One of the main features that differentiated Google’s Play Store from Apple’s App Store was the review process through which all applications have to go through before being actually published at the marketplace. While Apple manually reviews the apps, Google opted for an automated review process and allowed developers to immediately publish new apps to the Play Store. Yesterday, however, Google officially announced that it, too, will manually review each app before being allowed to the Play Store.
This move is certainly warmly welcomed by the Android community because it means that threats such as malware will be eliminated. A major obstacle that Google had to overcome was to have the applications reviewed in a timely manner. While developers seeking to publish their apps on Apple’s App Store have to wait on average about a week (according to www.appreviewtimes.com), Google has managed to cut this time down to hours. According to Purnima Kochikar, the Director of Business Development for Google Play, they rolled out the new system over half a year ago. “We started reviewing all apps and games before they’re published – it’s rolled out 100%,” says Kochikcar. “And developers haven’t noticed the change.”
The reason for such a quick review process is that Google automates portions of the review process. For example, its automated review software can pre-analyze apps for things like viruses, malware, content infringement, sexual content, and more. “We’re constantly trying to figure out how machines can learn more,” explains Kochikar. “So whatever the machines can catch today, the machines do. And whatever we need humans to weigh in on, humans do.” Although he didn’t specify what the exact range of capabilities for their new automated system is.
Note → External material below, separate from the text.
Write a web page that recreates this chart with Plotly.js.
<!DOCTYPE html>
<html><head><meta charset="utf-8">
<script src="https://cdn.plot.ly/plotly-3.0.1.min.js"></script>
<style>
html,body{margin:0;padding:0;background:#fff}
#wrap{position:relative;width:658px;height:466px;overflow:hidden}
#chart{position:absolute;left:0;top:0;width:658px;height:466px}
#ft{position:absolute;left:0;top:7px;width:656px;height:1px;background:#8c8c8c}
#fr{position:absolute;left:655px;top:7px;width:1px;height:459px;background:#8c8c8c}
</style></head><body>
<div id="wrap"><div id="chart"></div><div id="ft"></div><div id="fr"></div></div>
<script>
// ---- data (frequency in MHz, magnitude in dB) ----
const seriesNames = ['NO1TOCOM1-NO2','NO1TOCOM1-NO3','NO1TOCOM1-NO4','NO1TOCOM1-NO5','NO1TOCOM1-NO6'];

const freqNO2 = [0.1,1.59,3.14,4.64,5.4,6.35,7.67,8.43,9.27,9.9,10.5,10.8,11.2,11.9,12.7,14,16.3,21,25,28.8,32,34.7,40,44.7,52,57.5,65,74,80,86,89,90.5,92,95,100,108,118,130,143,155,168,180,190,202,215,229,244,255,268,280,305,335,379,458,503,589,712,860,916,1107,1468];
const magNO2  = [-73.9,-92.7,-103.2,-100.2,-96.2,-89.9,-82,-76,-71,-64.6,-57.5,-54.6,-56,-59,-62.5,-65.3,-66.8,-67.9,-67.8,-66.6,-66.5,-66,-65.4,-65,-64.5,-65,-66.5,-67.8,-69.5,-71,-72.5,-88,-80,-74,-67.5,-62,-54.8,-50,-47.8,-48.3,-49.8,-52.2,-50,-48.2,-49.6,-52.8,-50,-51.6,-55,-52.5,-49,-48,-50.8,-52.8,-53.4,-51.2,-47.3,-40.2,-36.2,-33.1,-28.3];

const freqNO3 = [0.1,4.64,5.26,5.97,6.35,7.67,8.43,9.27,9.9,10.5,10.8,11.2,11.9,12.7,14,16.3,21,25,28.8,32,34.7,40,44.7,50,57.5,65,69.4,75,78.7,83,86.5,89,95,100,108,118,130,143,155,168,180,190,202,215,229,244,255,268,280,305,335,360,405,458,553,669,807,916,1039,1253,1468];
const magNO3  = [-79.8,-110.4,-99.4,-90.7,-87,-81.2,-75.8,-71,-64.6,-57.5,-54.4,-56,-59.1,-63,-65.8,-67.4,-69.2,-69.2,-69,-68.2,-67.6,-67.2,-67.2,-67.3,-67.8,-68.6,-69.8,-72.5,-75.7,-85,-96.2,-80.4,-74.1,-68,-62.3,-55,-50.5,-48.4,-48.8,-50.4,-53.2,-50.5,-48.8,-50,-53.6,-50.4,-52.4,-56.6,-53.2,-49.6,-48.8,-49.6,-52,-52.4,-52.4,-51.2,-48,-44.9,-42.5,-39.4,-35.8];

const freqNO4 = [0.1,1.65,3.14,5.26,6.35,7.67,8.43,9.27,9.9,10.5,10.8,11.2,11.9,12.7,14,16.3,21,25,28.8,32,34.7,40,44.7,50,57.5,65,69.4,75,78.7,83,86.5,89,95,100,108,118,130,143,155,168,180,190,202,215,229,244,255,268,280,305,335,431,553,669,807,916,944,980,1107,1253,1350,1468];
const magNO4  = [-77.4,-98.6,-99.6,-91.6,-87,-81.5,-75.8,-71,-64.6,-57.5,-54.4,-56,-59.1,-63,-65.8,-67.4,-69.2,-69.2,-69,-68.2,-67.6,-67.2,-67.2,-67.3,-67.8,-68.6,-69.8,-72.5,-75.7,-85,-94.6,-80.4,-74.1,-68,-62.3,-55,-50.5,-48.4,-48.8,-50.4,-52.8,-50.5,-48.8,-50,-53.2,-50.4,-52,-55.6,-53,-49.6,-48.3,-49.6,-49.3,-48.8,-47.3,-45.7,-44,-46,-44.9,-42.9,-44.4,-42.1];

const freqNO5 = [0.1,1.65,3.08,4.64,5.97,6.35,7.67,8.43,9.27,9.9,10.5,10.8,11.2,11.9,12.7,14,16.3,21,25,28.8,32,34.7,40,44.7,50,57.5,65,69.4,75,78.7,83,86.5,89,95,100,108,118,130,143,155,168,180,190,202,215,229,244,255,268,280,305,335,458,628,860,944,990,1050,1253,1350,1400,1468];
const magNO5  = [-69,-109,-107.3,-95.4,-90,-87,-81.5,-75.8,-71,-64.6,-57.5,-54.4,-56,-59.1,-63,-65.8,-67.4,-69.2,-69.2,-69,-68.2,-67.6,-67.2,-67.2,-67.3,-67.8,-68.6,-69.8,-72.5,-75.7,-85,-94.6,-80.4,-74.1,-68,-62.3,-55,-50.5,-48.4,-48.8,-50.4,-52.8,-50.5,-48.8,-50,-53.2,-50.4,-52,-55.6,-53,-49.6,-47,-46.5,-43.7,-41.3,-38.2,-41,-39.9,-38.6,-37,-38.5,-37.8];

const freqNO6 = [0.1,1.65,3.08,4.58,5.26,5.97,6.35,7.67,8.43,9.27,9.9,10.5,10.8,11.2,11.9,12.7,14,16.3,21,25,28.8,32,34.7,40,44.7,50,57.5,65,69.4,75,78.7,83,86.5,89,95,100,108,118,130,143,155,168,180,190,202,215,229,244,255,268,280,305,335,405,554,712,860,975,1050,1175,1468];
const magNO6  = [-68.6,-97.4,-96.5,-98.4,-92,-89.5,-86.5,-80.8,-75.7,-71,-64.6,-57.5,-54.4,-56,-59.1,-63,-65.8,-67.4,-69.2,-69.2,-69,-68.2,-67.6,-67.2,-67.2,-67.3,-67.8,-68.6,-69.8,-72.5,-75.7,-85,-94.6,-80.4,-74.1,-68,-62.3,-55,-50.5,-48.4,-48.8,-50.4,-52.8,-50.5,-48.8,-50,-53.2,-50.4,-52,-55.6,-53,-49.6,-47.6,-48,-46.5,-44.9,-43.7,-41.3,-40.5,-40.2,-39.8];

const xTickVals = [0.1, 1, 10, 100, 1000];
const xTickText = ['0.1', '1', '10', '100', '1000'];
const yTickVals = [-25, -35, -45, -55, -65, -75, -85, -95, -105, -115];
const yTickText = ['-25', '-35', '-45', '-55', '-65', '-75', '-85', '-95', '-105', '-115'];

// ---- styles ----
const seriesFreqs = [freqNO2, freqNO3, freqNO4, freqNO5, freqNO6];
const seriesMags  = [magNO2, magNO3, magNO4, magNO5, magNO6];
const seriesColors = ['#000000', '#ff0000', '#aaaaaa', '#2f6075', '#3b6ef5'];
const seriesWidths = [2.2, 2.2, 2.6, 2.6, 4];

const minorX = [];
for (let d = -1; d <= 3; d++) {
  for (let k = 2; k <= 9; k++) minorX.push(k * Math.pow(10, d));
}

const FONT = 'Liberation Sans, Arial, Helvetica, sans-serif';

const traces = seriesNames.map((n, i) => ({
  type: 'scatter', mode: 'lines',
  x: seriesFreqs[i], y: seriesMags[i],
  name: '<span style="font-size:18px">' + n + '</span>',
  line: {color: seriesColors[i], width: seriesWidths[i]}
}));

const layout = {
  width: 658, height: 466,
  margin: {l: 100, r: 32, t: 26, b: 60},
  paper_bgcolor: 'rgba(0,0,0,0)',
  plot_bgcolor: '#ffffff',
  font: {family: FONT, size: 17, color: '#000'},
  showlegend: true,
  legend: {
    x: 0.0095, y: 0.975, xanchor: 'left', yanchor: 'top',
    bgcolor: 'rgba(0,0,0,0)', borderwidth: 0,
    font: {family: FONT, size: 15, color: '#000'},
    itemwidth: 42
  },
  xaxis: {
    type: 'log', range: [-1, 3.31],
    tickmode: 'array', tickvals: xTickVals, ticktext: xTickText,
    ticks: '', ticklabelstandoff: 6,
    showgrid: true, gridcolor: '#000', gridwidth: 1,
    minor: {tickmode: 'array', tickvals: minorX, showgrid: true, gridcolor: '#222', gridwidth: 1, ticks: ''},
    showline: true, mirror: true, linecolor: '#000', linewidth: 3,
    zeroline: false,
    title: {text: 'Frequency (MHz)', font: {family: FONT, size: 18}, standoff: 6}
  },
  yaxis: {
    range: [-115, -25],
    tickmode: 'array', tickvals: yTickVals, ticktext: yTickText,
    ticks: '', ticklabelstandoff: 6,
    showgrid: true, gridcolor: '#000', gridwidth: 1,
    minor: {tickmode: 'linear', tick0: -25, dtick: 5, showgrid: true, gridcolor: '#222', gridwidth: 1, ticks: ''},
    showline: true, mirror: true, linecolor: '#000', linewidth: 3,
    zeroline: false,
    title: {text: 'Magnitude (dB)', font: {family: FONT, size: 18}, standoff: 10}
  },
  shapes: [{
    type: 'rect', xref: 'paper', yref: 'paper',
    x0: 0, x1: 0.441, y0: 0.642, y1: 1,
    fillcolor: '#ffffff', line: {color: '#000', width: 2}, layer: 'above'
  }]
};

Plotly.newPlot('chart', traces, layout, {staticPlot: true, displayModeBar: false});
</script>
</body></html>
With this new system in place, Android developers will also be able to track the progress of their submission and have the ability to correct minor violations right away and re-submit the app for a review.
Another important change being rolled out by Google is a new rating for games. Up until now, developers were able to assign ratings themselves. The new system, however, will automatically rate games based on a questionnaire every developer will have to answer. The ratings will follow localized rating guidelines (such as the ESRB in the U.S. and PEGI in EU). Google claims it will review all past games, as well.